- Exercise directions -
Transcribe all the entries word for word, but omit the images.

- Data shown -
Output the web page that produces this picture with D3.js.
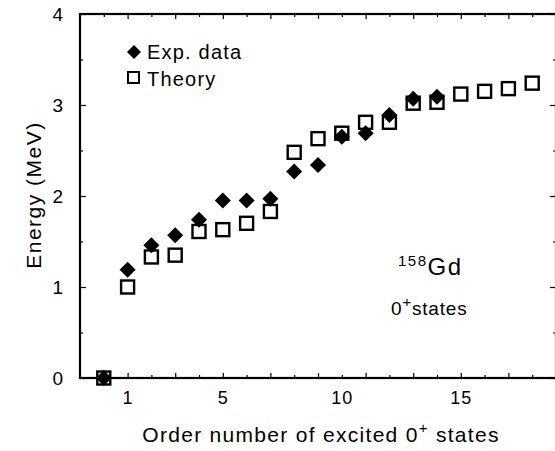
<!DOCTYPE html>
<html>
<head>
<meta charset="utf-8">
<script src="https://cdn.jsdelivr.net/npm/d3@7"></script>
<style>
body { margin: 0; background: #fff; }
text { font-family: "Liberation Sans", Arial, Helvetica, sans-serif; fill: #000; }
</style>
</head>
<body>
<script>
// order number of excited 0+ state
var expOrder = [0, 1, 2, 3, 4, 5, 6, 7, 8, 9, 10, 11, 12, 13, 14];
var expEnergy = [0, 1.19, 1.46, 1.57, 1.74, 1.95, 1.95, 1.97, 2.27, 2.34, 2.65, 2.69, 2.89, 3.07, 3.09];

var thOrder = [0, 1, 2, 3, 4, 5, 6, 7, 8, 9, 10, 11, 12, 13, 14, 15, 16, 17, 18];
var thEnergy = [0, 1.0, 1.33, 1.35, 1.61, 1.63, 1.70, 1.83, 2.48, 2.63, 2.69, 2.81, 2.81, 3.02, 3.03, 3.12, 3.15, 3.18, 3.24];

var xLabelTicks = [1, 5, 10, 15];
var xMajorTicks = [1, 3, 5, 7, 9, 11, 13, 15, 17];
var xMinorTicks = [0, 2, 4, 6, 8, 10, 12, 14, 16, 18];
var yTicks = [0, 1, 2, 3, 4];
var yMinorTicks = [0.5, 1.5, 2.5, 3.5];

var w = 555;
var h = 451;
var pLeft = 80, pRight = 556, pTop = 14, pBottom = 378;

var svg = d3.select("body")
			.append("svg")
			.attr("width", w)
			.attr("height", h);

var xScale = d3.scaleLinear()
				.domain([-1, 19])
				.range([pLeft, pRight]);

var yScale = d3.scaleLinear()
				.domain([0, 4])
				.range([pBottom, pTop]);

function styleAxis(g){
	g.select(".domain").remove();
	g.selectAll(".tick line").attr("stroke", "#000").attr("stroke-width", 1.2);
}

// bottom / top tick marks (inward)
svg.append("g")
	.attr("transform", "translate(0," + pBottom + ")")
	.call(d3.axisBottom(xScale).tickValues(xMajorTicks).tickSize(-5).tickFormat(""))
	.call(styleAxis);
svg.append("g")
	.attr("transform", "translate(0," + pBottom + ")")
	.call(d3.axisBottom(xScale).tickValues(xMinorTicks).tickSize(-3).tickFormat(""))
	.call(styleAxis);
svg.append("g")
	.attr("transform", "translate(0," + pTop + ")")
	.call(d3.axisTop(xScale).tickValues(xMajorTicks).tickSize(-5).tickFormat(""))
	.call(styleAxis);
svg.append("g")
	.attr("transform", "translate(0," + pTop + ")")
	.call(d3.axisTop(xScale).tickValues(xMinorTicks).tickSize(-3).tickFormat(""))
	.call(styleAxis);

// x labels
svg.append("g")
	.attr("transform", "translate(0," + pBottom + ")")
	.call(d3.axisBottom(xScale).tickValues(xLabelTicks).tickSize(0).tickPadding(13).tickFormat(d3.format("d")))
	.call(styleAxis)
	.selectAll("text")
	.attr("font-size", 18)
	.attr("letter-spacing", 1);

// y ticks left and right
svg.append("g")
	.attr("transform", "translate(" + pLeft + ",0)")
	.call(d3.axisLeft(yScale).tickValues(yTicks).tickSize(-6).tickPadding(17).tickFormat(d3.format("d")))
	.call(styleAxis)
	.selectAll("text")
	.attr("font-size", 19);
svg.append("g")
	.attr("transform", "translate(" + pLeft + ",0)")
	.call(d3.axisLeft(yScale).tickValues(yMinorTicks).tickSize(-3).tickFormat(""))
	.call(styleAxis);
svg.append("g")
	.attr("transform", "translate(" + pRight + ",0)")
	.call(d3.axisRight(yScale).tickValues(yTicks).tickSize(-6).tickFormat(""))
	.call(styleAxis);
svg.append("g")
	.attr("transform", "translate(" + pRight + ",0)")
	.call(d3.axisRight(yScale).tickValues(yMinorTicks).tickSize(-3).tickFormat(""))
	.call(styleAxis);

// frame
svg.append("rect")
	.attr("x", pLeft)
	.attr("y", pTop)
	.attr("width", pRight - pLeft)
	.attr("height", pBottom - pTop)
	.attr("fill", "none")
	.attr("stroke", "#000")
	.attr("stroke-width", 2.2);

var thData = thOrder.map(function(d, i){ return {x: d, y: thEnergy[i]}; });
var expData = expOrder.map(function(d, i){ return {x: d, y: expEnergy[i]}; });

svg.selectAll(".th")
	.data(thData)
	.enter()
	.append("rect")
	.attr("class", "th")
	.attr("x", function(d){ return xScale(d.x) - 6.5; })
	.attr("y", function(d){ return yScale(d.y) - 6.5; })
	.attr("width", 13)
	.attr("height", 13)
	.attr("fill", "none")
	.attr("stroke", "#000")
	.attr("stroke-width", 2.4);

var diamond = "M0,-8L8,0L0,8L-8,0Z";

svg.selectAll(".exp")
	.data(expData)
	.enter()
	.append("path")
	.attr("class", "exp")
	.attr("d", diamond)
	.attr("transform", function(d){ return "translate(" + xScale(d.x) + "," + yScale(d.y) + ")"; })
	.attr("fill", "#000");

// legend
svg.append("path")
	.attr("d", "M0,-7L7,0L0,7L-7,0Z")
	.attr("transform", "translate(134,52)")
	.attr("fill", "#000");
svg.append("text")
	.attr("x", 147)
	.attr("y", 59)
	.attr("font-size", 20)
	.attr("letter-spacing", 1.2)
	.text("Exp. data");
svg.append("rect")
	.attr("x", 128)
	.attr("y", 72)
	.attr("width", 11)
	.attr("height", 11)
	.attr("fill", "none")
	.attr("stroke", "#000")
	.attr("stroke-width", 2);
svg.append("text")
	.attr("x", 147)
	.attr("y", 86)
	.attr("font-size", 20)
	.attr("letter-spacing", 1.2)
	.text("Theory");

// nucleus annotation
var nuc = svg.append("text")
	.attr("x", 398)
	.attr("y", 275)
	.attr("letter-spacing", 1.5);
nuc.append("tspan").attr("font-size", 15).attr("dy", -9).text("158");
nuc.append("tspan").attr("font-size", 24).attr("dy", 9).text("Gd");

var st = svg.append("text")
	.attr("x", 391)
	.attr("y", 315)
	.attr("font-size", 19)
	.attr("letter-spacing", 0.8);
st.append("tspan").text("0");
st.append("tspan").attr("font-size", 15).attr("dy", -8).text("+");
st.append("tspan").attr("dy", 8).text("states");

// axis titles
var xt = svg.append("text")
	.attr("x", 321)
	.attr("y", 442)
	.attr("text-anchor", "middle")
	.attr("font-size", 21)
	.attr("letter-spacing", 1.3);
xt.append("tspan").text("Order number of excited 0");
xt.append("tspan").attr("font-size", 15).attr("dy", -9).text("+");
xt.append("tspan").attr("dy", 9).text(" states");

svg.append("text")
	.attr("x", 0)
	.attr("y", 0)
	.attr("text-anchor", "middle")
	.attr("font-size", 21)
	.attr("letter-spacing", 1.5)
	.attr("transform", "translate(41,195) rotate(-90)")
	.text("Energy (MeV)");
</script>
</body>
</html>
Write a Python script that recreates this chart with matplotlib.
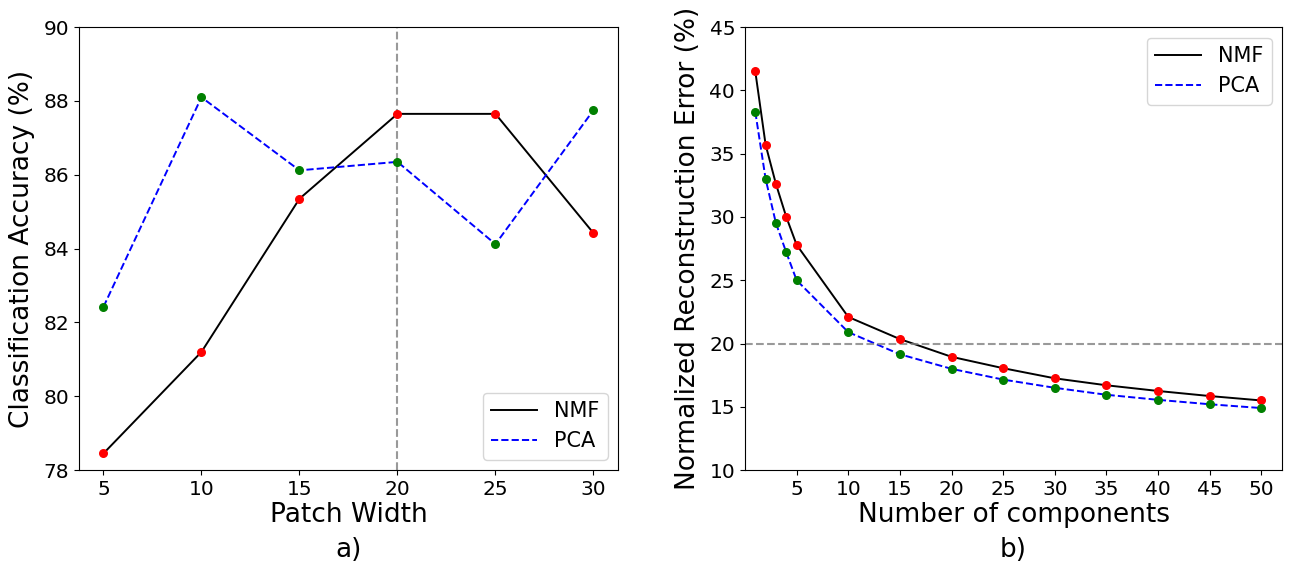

- Answer -
Output the web page that produces this picture with D3.js.
<!DOCTYPE html>
<html>
<head>
<meta charset="utf-8">
<script src="https://cdn.jsdelivr.net/npm/d3@7"></script>
<style>
body { margin: 0; background: #fff; }
text { font-family: "Liberation Sans", Arial, Helvetica, sans-serif; fill: #000; }
</style>
</head>
<body>
<script>
// order number of excited 0+ state
var expOrder = [0, 1, 2, 3, 4, 5, 6, 7, 8, 9, 10, 11, 12, 13, 14];
var expEnergy = [0, 1.19, 1.46, 1.57, 1.74, 1.95, 1.95, 1.97, 2.27, 2.34, 2.65, 2.69, 2.89, 3.07, 3.09];

var thOrder = [0, 1, 2, 3, 4, 5, 6, 7, 8, 9, 10, 11, 12, 13, 14, 15, 16, 17, 18];
var thEnergy = [0, 1.0, 1.33, 1.35, 1.61, 1.63, 1.70, 1.83, 2.48, 2.63, 2.69, 2.81, 2.81, 3.02, 3.03, 3.12, 3.15, 3.18, 3.24];

var xLabelTicks = [1, 5, 10, 15];
var xMajorTicks = [1, 3, 5, 7, 9, 11, 13, 15, 17];
var xMinorTicks = [0, 2, 4, 6, 8, 10, 12, 14, 16, 18];
var yTicks = [0, 1, 2, 3, 4];
var yMinorTicks = [0.5, 1.5, 2.5, 3.5];

var w = 555;
var h = 451;
var pLeft = 80, pRight = 556, pTop = 14, pBottom = 378;

var svg = d3.select("body")
			.append("svg")
			.attr("width", w)
			.attr("height", h);

var xScale = d3.scaleLinear()
				.domain([-1, 19])
				.range([pLeft, pRight]);

var yScale = d3.scaleLinear()
				.domain([0, 4])
				.range([pBottom, pTop]);

function styleAxis(g){
	g.select(".domain").remove();
	g.selectAll(".tick line").attr("stroke", "#000").attr("stroke-width", 1.2);
}

// bottom / top tick marks (inward)
svg.append("g")
	.attr("transform", "translate(0," + pBottom + ")")
	.call(d3.axisBottom(xScale).tickValues(xMajorTicks).tickSize(-5).tickFormat(""))
	.call(styleAxis);
svg.append("g")
	.attr("transform", "translate(0," + pBottom + ")")
	.call(d3.axisBottom(xScale).tickValues(xMinorTicks).tickSize(-3).tickFormat(""))
	.call(styleAxis);
svg.append("g")
	.attr("transform", "translate(0," + pTop + ")")
	.call(d3.axisTop(xScale).tickValues(xMajorTicks).tickSize(-5).tickFormat(""))
	.call(styleAxis);
svg.append("g")
	.attr("transform", "translate(0," + pTop + ")")
	.call(d3.axisTop(xScale).tickValues(xMinorTicks).tickSize(-3).tickFormat(""))
	.call(styleAxis);

// x labels
svg.append("g")
	.attr("transform", "translate(0," + pBottom + ")")
	.call(d3.axisBottom(xScale).tickValues(xLabelTicks).tickSize(0).tickPadding(13).tickFormat(d3.format("d")))
	.call(styleAxis)
	.selectAll("text")
	.attr("font-size", 18)
	.attr("letter-spacing", 1);

// y ticks left and right
svg.append("g")
	.attr("transform", "translate(" + pLeft + ",0)")
	.call(d3.axisLeft(yScale).tickValues(yTicks).tickSize(-6).tickPadding(17).tickFormat(d3.format("d")))
	.call(styleAxis)
	.selectAll("text")
	.attr("font-size", 19);
svg.append("g")
	.attr("transform", "translate(" + pLeft + ",0)")
	.call(d3.axisLeft(yScale).tickValues(yMinorTicks).tickSize(-3).tickFormat(""))
	.call(styleAxis);
svg.append("g")
	.attr("transform", "translate(" + pRight + ",0)")
	.call(d3.axisRight(yScale).tickValues(yTicks).tickSize(-6).tickFormat(""))
	.call(styleAxis);
svg.append("g")
	.attr("transform", "translate(" + pRight + ",0)")
	.call(d3.axisRight(yScale).tickValues(yMinorTicks).tickSize(-3).tickFormat(""))
	.call(styleAxis);

// frame
svg.append("rect")
	.attr("x", pLeft)
	.attr("y", pTop)
	.attr("width", pRight - pLeft)
	.attr("height", pBottom - pTop)
	.attr("fill", "none")
	.attr("stroke", "#000")
	.attr("stroke-width", 2.2);

var thData = thOrder.map(function(d, i){ return {x: d, y: thEnergy[i]}; });
var expData = expOrder.map(function(d, i){ return {x: d, y: expEnergy[i]}; });

svg.selectAll(".th")
	.data(thData)
	.enter()
	.append("rect")
	.attr("class", "th")
	.attr("x", function(d){ return xScale(d.x) - 6.5; })
	.attr("y", function(d){ return yScale(d.y) - 6.5; })
	.attr("width", 13)
	.attr("height", 13)
	.attr("fill", "none")
	.attr("stroke", "#000")
	.attr("stroke-width", 2.4);

var diamond = "M0,-8L8,0L0,8L-8,0Z";

svg.selectAll(".exp")
	.data(expData)
	.enter()
	.append("path")
	.attr("class", "exp")
	.attr("d", diamond)
	.attr("transform", function(d){ return "translate(" + xScale(d.x) + "," + yScale(d.y) + ")"; })
	.attr("fill", "#000");

// legend
svg.append("path")
	.attr("d", "M0,-7L7,0L0,7L-7,0Z")
	.attr("transform", "translate(134,52)")
	.attr("fill", "#000");
svg.append("text")
	.attr("x", 147)
	.attr("y", 59)
	.attr("font-size", 20)
	.attr("letter-spacing", 1.2)
	.text("Exp. data");
svg.append("rect")
	.attr("x", 128)
	.attr("y", 72)
	.attr("width", 11)
	.attr("height", 11)
	.attr("fill", "none")
	.attr("stroke", "#000")
	.attr("stroke-width", 2);
svg.append("text")
	.attr("x", 147)
	.attr("y", 86)
	.attr("font-size", 20)
	.attr("letter-spacing", 1.2)
	.text("Theory");

// nucleus annotation
var nuc = svg.append("text")
	.attr("x", 398)
	.attr("y", 275)
	.attr("letter-spacing", 1.5);
nuc.append("tspan").attr("font-size", 15).attr("dy", -9).text("158");
nuc.append("tspan").attr("font-size", 24).attr("dy", 9).text("Gd");

var st = svg.append("text")
	.attr("x", 391)
	.attr("y", 315)
	.attr("font-size", 19)
	.attr("letter-spacing", 0.8);
st.append("tspan").text("0");
st.append("tspan").attr("font-size", 15).attr("dy", -8).text("+");
st.append("tspan").attr("dy", 8).text("states");

// axis titles
var xt = svg.append("text")
	.attr("x", 321)
	.attr("y", 442)
	.attr("text-anchor", "middle")
	.attr("font-size", 21)
	.attr("letter-spacing", 1.3);
xt.append("tspan").text("Order number of excited 0");
xt.append("tspan").attr("font-size", 15).attr("dy", -9).text("+");
xt.append("tspan").attr("dy", 9).text(" states");

svg.append("text")
	.attr("x", 0)
	.attr("y", 0)
	.attr("text-anchor", "middle")
	.attr("font-size", 21)
	.attr("letter-spacing", 1.5)
	.attr("transform", "translate(41,195) rotate(-90)")
	.text("Energy (MeV)");
</script>
</body>
</html>
Write a Python script that recreates this chart with matplotlib.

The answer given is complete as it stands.